Geneveive Newman: “Collective: Memory, Archives, and Sexual Violence”

The presentation consists of two components: a short, seven to ten minute experimental/documentary film, and a brief artist’s statement to accompany the screening. The film utilizes audio design to reconstruct the rhetorical development of intimate partner violence. It turns away from the spectacular, visualized, and often caricatured ways in which audiences are accustomed to identifying representations of gendered violence, relying instead on the oral/aural components of the experience. Taking a cue from Jen Proctor’s Am I Pretty, the film minimizes visual information in favour of dialogue, edited using experimental aesthetics.

   This short film is a demonstration of how social technologies in the 2020s, with all of the politics of algorithmic computing, make the creation of social collections possible if not inevitable. The film is an experimental documentary perspective on the ways that abuse develops over the course of a relationship. Using a victim-survivor’s conversations (with consent) recently discovered in a social media archive, the film illustrates the rhetoric of intimate partner abuse. The film further explores questions of the utility of these unknown archives, the politics of digital deletion, questions, concerns and complications will be teased out in the brief artist’s statement.

   The statement accompanying the film (no longer then ten minutes) will extrapolate on the intersections of my dissertation research into the rape victim-survivor as spectator of/for sexual violence in media, and the applications of that theory to creative making. Put differently, the film is experimental on a number of technical and aesthetic levels, but also presents an opportunity to work through how audio-visual mediums can address sexual violence differently. The film and statement operate in conjunction to work towards imagining alternatives that can exist beside but do not rely on narrative and aesthetic tropes common to representations of sexual violence.

 

Sasha Bergstrom-Katz: “On the Subject of Tests: Un-Boxing, Un-Packing”

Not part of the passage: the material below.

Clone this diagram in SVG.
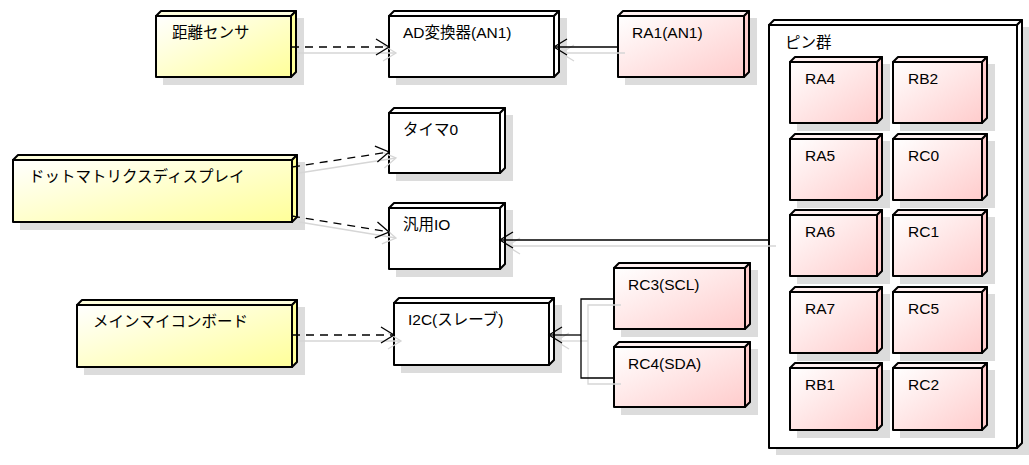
<svg xmlns="http://www.w3.org/2000/svg" width="1029" height="465" viewBox="0 0 1029 465">
<defs>
<linearGradient id="gy" x1="0" y1="0" x2="1" y2="1"><stop offset="0" stop-color="#ffffff"/><stop offset="1" stop-color="#ffff99"/></linearGradient>
<linearGradient id="gp" x1="0" y1="0" x2="1" y2="1"><stop offset="0" stop-color="#ffffff"/><stop offset="1" stop-color="#ffcccc"/></linearGradient>
<marker id="ar" viewBox="-14 -10 16 20" refX="0" refY="0" markerWidth="16" markerHeight="20" markerUnits="userSpaceOnUse" orient="auto"><path d="M-13,-8 L0,0 L-13,8" fill="none" stroke="#000" stroke-width="1.3"/></marker>
<marker id="ars" viewBox="-14 -10 16 20" refX="0" refY="0" markerWidth="16" markerHeight="20" markerUnits="userSpaceOnUse" orient="auto"><path d="M-13,-8 L0,0 L-13,8" fill="none" stroke="#d6d6d6" stroke-width="1.3"/></marker>
</defs>
<style>
.sh{fill:#dcdcdc;stroke:none}
.f{stroke:#000;stroke-width:2;stroke-linejoin:round}
.w{fill:#fff}
.y{fill:url(#gy)}
.yt{fill:#ffffdd}
.ys{fill:#ffff99}
.p{fill:url(#gp)}
.pt{fill:#fff0f0}
.ps{fill:#ffcccc}
.t{font-family:"Liberation Sans","Noto Sans CJK JP",sans-serif;font-size:15.5px;fill:#000}
.c{fill:none;stroke:#000;stroke-width:1.3}
.d{stroke-dasharray:8,6}
.cs{fill:none;stroke:#d6d6d6;stroke-width:1.3}
</style>
<rect width="1029" height="465" fill="#fff"/>

<g id="pins">
<rect class="sh" x="776" y="27" width="254" height="428"/>
<polygon class="f w" points="769,25 774,20 1022,20 1017,25"/>
<polygon class="f w" points="1017,25 1022,20 1022,443 1017,448"/>
<rect class="f w" x="769" y="25" width="248" height="423"/>
<text class="t" x="785" y="48">ピン群</text>
</g>

<g id="kyori">
<rect class="sh" x="163" y="18" width="141" height="67"/>
<polygon class="f yt" points="156,16 161,11 296,11 291,16"/>
<polygon class="f ys" points="291,16 296,11 296,72 291,77"/>
<rect class="f y" x="156" y="16" width="135" height="61"/>
<text class="t" x="172" y="38">距離センサ</text>
</g>

<g id="ad">
<rect class="sh" x="396" y="18" width="171" height="67"/>
<polygon class="f w" points="389,16 394,11 559,11 554,16"/>
<polygon class="f w" points="554,16 559,11 559,72 554,77"/>
<rect class="f w" x="389" y="16" width="165" height="61"/>
<text class="t" x="403" y="38">AD変換器(AN1)</text>
</g>

<g id="ra1">
<rect class="sh" x="625" y="18" width="132" height="67"/>
<polygon class="f pt" points="618,16 623,11 749,11 744,16"/>
<polygon class="f ps" points="744,16 749,11 749,72 744,77"/>
<rect class="f p" x="618" y="16" width="126" height="61"/>
<text class="t" x="632" y="38">RA1(AN1)</text>
</g>

<g id="dot">
<rect class="sh" x="20" y="162" width="285" height="68"/>
<polygon class="f yt" points="13,160 18,155 297,155 292,160"/>
<polygon class="f ys" points="292,160 297,155 297,217 292,222"/>
<rect class="f y" x="13" y="160" width="279" height="62"/>
<text class="t" x="29" y="182">ドットマトリクスディスプレイ</text>
</g>

<g id="timer0">
<rect class="sh" x="396" y="115" width="117" height="66"/>
<polygon class="f w" points="389,113 394,108 505,108 500,113"/>
<polygon class="f w" points="500,113 505,108 505,168 500,173"/>
<rect class="f w" x="389" y="113" width="111" height="60"/>
<text class="t" x="403" y="135">タイマ0</text>
</g>

<g id="gpio">
<rect class="sh" x="396" y="210" width="117" height="67"/>
<polygon class="f w" points="389,208 394,203 505,203 500,208"/>
<polygon class="f w" points="500,208 505,203 505,264 500,269"/>
<rect class="f w" x="389" y="208" width="111" height="61"/>
<text class="t" x="403" y="230">汎用IO</text>
</g>

<g id="main">
<rect class="sh" x="84" y="307" width="221" height="68"/>
<polygon class="f yt" points="77,305 82,300 297,300 292,305"/>
<polygon class="f ys" points="292,305 297,300 297,362 292,367"/>
<rect class="f y" x="77" y="305" width="215" height="62"/>
<text class="t" x="93" y="327">メインマイコンボード</text>
</g>

<g id="i2c">
<rect class="sh" x="401" y="305" width="161" height="68"/>
<polygon class="f w" points="394,303 399,298 554,298 549,303"/>
<polygon class="f w" points="549,303 554,298 554,360 549,365"/>
<rect class="f w" x="394" y="303" width="155" height="62"/>
<text class="t" x="408" y="325">I2C(スレーブ)</text>
</g>

<g id="rc3">
<rect class="sh" x="621" y="270" width="137" height="67"/>
<polygon class="f pt" points="614,268 619,263 750,263 745,268"/>
<polygon class="f ps" points="745,268 750,263 750,324 745,329"/>
<rect class="f p" x="614" y="268" width="131" height="61"/>
<text class="t" x="628" y="290">RC3(SCL)</text>
</g>

<g id="rc4">
<rect class="sh" x="621" y="349" width="137" height="66"/>
<polygon class="f pt" points="614,347 619,342 750,342 745,347"/>
<polygon class="f ps" points="745,347 750,342 750,402 745,407"/>
<rect class="f p" x="614" y="347" width="131" height="60"/>
<text class="t" x="628" y="369">RC4(SDA)</text>
</g>

<g id="ra4">
<rect class="sh" x="797" y="64" width="93" height="67"/>
<polygon class="f pt" points="790,62 795,57 882,57 877,62"/>
<polygon class="f ps" points="877,62 882,57 882,118 877,123"/>
<rect class="f p" x="790" y="62" width="87" height="61"/>
<text class="t" x="805" y="84">RA4</text>
</g>
<g id="ra5">
<rect class="sh" x="797" y="141" width="93" height="67"/>
<polygon class="f pt" points="790,139 795,134 882,134 877,139"/>
<polygon class="f ps" points="877,139 882,134 882,195 877,200"/>
<rect class="f p" x="790" y="139" width="87" height="61"/>
<text class="t" x="805" y="161">RA5</text>
</g>
<g id="ra6">
<rect class="sh" x="797" y="217" width="93" height="67"/>
<polygon class="f pt" points="790,215 795,210 882,210 877,215"/>
<polygon class="f ps" points="877,215 882,210 882,271 877,276"/>
<rect class="f p" x="790" y="215" width="87" height="61"/>
<text class="t" x="805" y="237">RA6</text>
</g>
<g id="ra7">
<rect class="sh" x="797" y="294" width="93" height="67"/>
<polygon class="f pt" points="790,292 795,287 882,287 877,292"/>
<polygon class="f ps" points="877,292 882,287 882,348 877,353"/>
<rect class="f p" x="790" y="292" width="87" height="61"/>
<text class="t" x="805" y="314">RA7</text>
</g>
<g id="rb1">
<rect class="sh" x="797" y="370" width="93" height="68"/>
<polygon class="f pt" points="790,368 795,363 882,363 877,368"/>
<polygon class="f ps" points="877,368 882,363 882,425 877,430"/>
<rect class="f p" x="790" y="368" width="87" height="62"/>
<text class="t" x="805" y="390">RB1</text>
</g>

<g id="rb2">
<rect class="sh" x="900" y="64" width="95" height="67"/>
<polygon class="f pt" points="893,62 898,57 987,57 982,62"/>
<polygon class="f ps" points="982,62 987,57 987,118 982,123"/>
<rect class="f p" x="893" y="62" width="89" height="61"/>
<text class="t" x="908" y="84">RB2</text>
</g>
<g id="rc0">
<rect class="sh" x="900" y="141" width="95" height="67"/>
<polygon class="f pt" points="893,139 898,134 987,134 982,139"/>
<polygon class="f ps" points="982,139 987,134 987,195 982,200"/>
<rect class="f p" x="893" y="139" width="89" height="61"/>
<text class="t" x="908" y="161">RC0</text>
</g>
<g id="rc1">
<rect class="sh" x="900" y="217" width="95" height="67"/>
<polygon class="f pt" points="893,215 898,210 987,210 982,215"/>
<polygon class="f ps" points="982,215 987,210 987,271 982,276"/>
<rect class="f p" x="893" y="215" width="89" height="61"/>
<text class="t" x="908" y="237">RC1</text>
</g>
<g id="rc5">
<rect class="sh" x="900" y="294" width="95" height="67"/>
<polygon class="f pt" points="893,292 898,287 987,287 982,292"/>
<polygon class="f ps" points="982,292 987,287 987,348 982,353"/>
<rect class="f p" x="893" y="292" width="89" height="61"/>
<text class="t" x="908" y="314">RC5</text>
</g>
<g id="rc2">
<rect class="sh" x="900" y="370" width="95" height="68"/>
<polygon class="f pt" points="893,368 898,363 987,363 982,368"/>
<polygon class="f ps" points="982,368 987,363 987,425 982,430"/>
<rect class="f p" x="893" y="368" width="89" height="62"/>
<text class="t" x="908" y="390">RC2</text>
</g>

<g id="connectors">
<g transform="translate(7,6)">
<line class="cs" x1="291" y1="47" x2="389" y2="47" marker-end="url(#ars)"/>
<line class="cs" x1="618" y1="47" x2="554" y2="47" marker-end="url(#ars)"/>
<line class="cs" x1="292" y1="167" x2="389" y2="152" marker-end="url(#ars)"/>
<line class="cs" x1="292" y1="216" x2="389" y2="232" marker-end="url(#ars)"/>
<line class="cs" x1="769" y1="240" x2="500" y2="240" marker-end="url(#ars)"/>
<line class="cs" x1="292" y1="335" x2="394" y2="335" marker-end="url(#ars)"/>
<polyline class="cs" points="614,299 581,299 581,378 614,378"/>
<line class="cs" x1="581" y1="335" x2="549" y2="335" marker-end="url(#ars)"/>
</g>
<line class="c d" x1="291" y1="47" x2="389" y2="47" marker-end="url(#ar)"/>
<line class="c" x1="618" y1="47" x2="554" y2="47" marker-end="url(#ar)"/>
<line class="c d" x1="292" y1="167" x2="389" y2="152" marker-end="url(#ar)"/>
<line class="c d" x1="292" y1="216" x2="389" y2="232" marker-end="url(#ar)"/>
<line class="c" x1="769" y1="240" x2="500" y2="240" marker-end="url(#ar)"/>
<line class="c d" x1="292" y1="335" x2="394" y2="335" marker-end="url(#ar)"/>
<polyline class="c" points="614,299 581,299 581,378 614,378"/>
<line class="c" x1="581" y1="335" x2="549" y2="335" marker-end="url(#ar)"/>
</g>
</svg>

On the Subject of Tests is a multi-faceted collection of artistic-research and writing in which I seek a better understanding of the ways in which kits used for intelligence testing archive their own histories and how these histories are therefore unpacked and re-performed in a testing environment. By collecting out-of-use intelligence test kits, I am able to examine the objects that constitute them, including puzzles, toys, games, picture books, forms and questions to be read aloud. The objects that comprise the tests have their own individual histories, having been commercial toys, educational tools, and therapeutic objects, they are now gathered together in a “kit” to become a test. Further, these objects were trialled individually as tests before being collected into the kits and passed through multiple institutions and locations. One puzzle, for example, was first used as a test at Ellis Island (1912), seeking to collect immigrant data based on ethnicity and race. This puzzle was then re-designed and included in an intelligence test kit, the Wechsler Bellevue Scales of Intelligence (1939), and is still in contemporary tests today.

   My project, therefore, understands the test kits as archives of their own pasts through their material compositions. In the video project, On the Subject of Tests: Un-Boxing, Un-Packing, I expand the research on the test-as-archive by collaborating with artists to, together, unbox a collection of historical test kits and discuss them in relation to both the history of testing. The project also, importantly, highlights my own personal relationships with the objects and their designs, evidencing the ways in which the test-kits are affective objects. For the workshop at BIMI, I will screen an excerpt of this project (about 30 minutes) alongside a brief introduction to the project as a whole.